I'm attempting to make my first program in Java. The goal is to write a program that browses to a website and downloads a file for me. However, I don't know how to use Java to interact with the internet. Can anyone tell me what topics to look up/read about or recommend some good resources?

The simplest solution (without depending on any third-party library or platform) is to create a URL instance pointing to the web page / link you want to download, and read the content using streams.
For example:
import java.io.BufferedReader;
import java.io.IOException;
import java.io.InputStream;
import java.io.InputStreamReader;
import java.net.URL;
import java.net.URLConnection;
public class DownloadPage {
public static void main(String[] args) throws IOException {
// Make a URL to the web page
URL url = new URL("http://stackoverflow.com/questions/6159118/using-java-to-pull-data-from-a-webpage");
// Get the input stream through URL Connection
URLConnection con = url.openConnection();
InputStream is = con.getInputStream();
// Once you have the Input Stream, it's just plain old Java IO stuff.
// For this case, since you are interested in getting plain-text web page
// I'll use a reader and output the text content to System.out.
// For binary content, it's better to directly read the bytes from stream and write
// to the target file.
try(BufferedReader br = new BufferedReader(new InputStreamReader(is))) {
String line = null;
// read each line and write to System.out
while ((line = br.readLine()) != null) {
System.out.println(line);
}
}
}
}
Hope this helps.

The Basics
Look at these to build a solution more or less from scratch:
Start from the basics: The Java Tutorial's chapter on Networking, including Working With URLs
Make things easier for yourself: Apache HttpComponents (including HttpClient)
The Easily Glued-Up and Stitched-Up Stuff
You always have the option of calling external tools from Java using the exec() and similar methods.
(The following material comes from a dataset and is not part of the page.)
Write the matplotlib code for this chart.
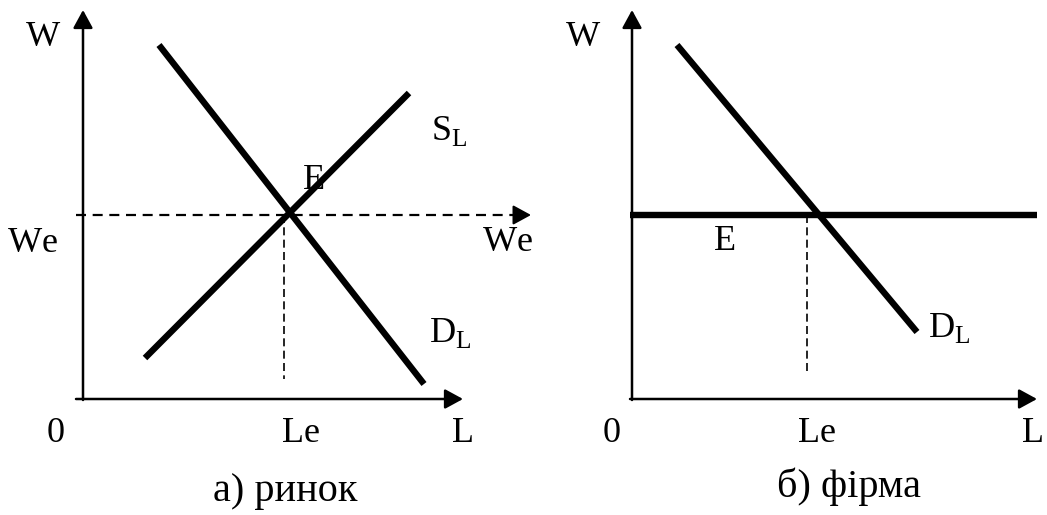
import matplotlib.pyplot as plt

plt.rcParams['font.family'] = ['Liberation Serif', 'DejaVu Serif']
plt.rcParams['mathtext.fontset'] = 'custom'
plt.rcParams['mathtext.rm'] = 'Liberation Serif'

W_PX, H_PX = 1047, 515
UNIT = 10  # pixels per data unit

# --- a) market: labour demand and supply ---
market_demand_l = [7.6, 34.1]
market_demand_w = [35.4, 1.5]
market_supply_l = [6.2, 32.6]
market_supply_w = [4.1, 30.6]
market_we = 18.4
market_le = 20.1
market_l_max = 38.0
market_w_max = 38.9
market_we_line_end = 44.8

# --- b) firm: flat wage and labour demand ---
firm_demand_l = [4.5, 28.5]
firm_demand_w = [35.4, 6.7]
firm_we = 18.4
firm_le = 17.5
firm_l_max = 40.5
firm_w_max = 38.9

fig = plt.figure(figsize=(W_PX / 100, H_PX / 100), dpi=100)


def make_panel(ox, oy, left, right):
    ax = fig.add_axes([left / W_PX, 0, (right - left) / W_PX, 1])
    ax.set_xlim((left - ox) / UNIT, (right - ox) / UNIT)
    ax.set_ylim(-(H_PX - oy) / UNIT, oy / UNIT)
    ax.axis('off')
    return ax


def arrow(ax, start, end, lw=1.8):
    ax.annotate('', xy=end, xytext=start,
                arrowprops=dict(arrowstyle='-|>,head_length=0.55,head_width=0.3',
                                mutation_scale=20, lw=lw, color='black',
                                shrinkA=0, shrinkB=0))


def head(ax, tip):
    # short solid piece only to carry an arrow head on a dashed line
    arrow(ax, (tip[0] - 1.5, tip[1]), tip, lw=1.5)


def we_label(ax, x, y):
    # "W" and "e" drawn apart so the font's kerning doesn't pull them together
    ax.text(x, y, 'W', ha='left', va='baseline', **lab)
    ax.text(x + 3.4, y, 'e', ha='left', va='baseline', **lab)


thick = dict(color='black', lw=4.6, solid_capstyle='butt')
dash_h = dict(color='black', lw=1.6, linestyle=(0, (4.5, 3)))
dash_v = dict(color='black', lw=1.2, linestyle=(0, (4.8, 2.6)))
lab = dict(fontsize=26, color='black')
cap = dict(fontsize=29, color='black')

# ---------------- a) ринок ----------------
ax1 = make_panel(83, 399, 0, 540)
arrow(ax1, (0, -0.1), (0, market_w_max))
arrow(ax1, (-0.7, 0), (market_l_max, 0))
ax1.plot([-0.7, market_we_line_end - 1.2], [market_we, market_we], **dash_h)
head(ax1, (market_we_line_end, market_we))
ax1.plot([market_le, market_le], [market_we, 2.0], **dash_v)
ax1.plot(market_demand_l, market_demand_w, **thick)
ax1.plot(market_supply_l, market_supply_w, **thick)

ax1.text(-4.0, 35.3, 'W', ha='center', va='baseline', **lab)
we_label(ax1, -7.5, 14.7)
we_label(ax1, 40.0, 14.8)
ax1.text(34.8, 25.9, r'S$_\mathrm{L}$', ha='left', va='baseline', **lab)
ax1.text(22.0, 21.0, 'E', ha='left', va='baseline', **lab)
ax1.text(34.6, 5.7, r'D$_\mathrm{L}$', ha='left', va='baseline', **lab)
ax1.text(-2.7, -4.3, '0', ha='center', va='baseline', **lab)
ax1.text(21.8, -4.3, 'Le', ha='center', va='baseline', **lab)
ax1.text(38.0, -4.3, 'L', ha='center', va='baseline', **lab)
ax1.text(20.2, -10.2, 'а) ринок', ha='center', va='baseline', **cap)

# ---------------- б) фірма ----------------
ax2 = make_panel(632, 399, 540, 1047)
arrow(ax2, (0, -0.1), (0, firm_w_max))
arrow(ax2, (-0.2, 0), (firm_l_max, 0))
ax2.plot([-0.2, firm_l_max], [firm_we, firm_we], **thick)
ax2.plot([firm_le, firm_le], [firm_we, 2.4], **dash_v)
ax2.plot(firm_demand_l, firm_demand_w, **thick)

ax2.text(-4.9, 35.3, 'W', ha='center', va='baseline', **lab)
ax2.text(8.2, 14.9, 'E', ha='left', va='baseline', **lab)
ax2.text(29.6, 6.2, r'D$_\mathrm{L}$', ha='left', va='baseline', **lab)
ax2.text(-2.0, -4.3, '0', ha='center', va='baseline', **lab)
ax2.text(18.5, -4.3, 'Le', ha='center', va='baseline', **lab)
ax2.text(40.1, -4.3, 'L', ha='center', va='baseline', **lab)
ax2.text(21.7, -9.8, 'б) фірма', ha='center', va='baseline', **cap)

fig.savefig('out.png', dpi=100)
For instance, you could use wget, or cURL.
The Hardcore Stuff
Then if you want to go into more fully-fledged stuff, thankfully the need for automated web-testing as given us very practical tools for this. Look at:
HtmlUnit (powerful and simple)
Selenium, Selenium-RC
WebDriver/Selenium2 (still in the works)
JBehave with JBehave Web
Some other libs are purposefully written with web-scraping in mind:
JSoup
Jaunt
Some Workarounds
Java is a language, but also a platform, with many other languages running on it. Some of which integrate great syntactic sugar or libraries to easily build scrapers.
Check out:
Groovy (and its XmlSlurper)
or Scala (with great XML support as presented here and here)
If you know of a great library for Ruby (JRuby, with an article on scraping with JRuby and HtmlUnit) or Python (Jython) or you prefer these languages, then give their JVM ports a chance.
Some Supplements
Some other similar questions:
Scrape data from HTML using Java
Options for HTML Scraping

Here's my solution using URL and try with resources phrase to catch the exceptions.
/**
* Created by mona on 5/27/16.
*/
import java.io.BufferedReader;
import java.io.IOException;
import java.io.InputStream;
import java.io.InputStreamReader;
import java.net.MalformedURLException;
import java.net.URL;
public class ReadFromWeb {
public static void readFromWeb(String webURL) throws IOException {
URL url = new URL(webURL);
InputStream is = url.openStream();
try( BufferedReader br = new BufferedReader(new InputStreamReader(is))) {
String line;
while ((line = br.readLine()) != null) {
System.out.println(line);
}
}
catch (MalformedURLException e) {
e.printStackTrace();
throw new MalformedURLException("URL is malformed!!");
}
catch (IOException e) {
e.printStackTrace();
throw new IOException();
}
}
public static void main(String[] args) throws IOException {
String url = "https://madison.craigslist.org/search/sub";
readFromWeb(url);
}
}
You could additionally save it to file based on your needs or parse it using XML or HTML libraries.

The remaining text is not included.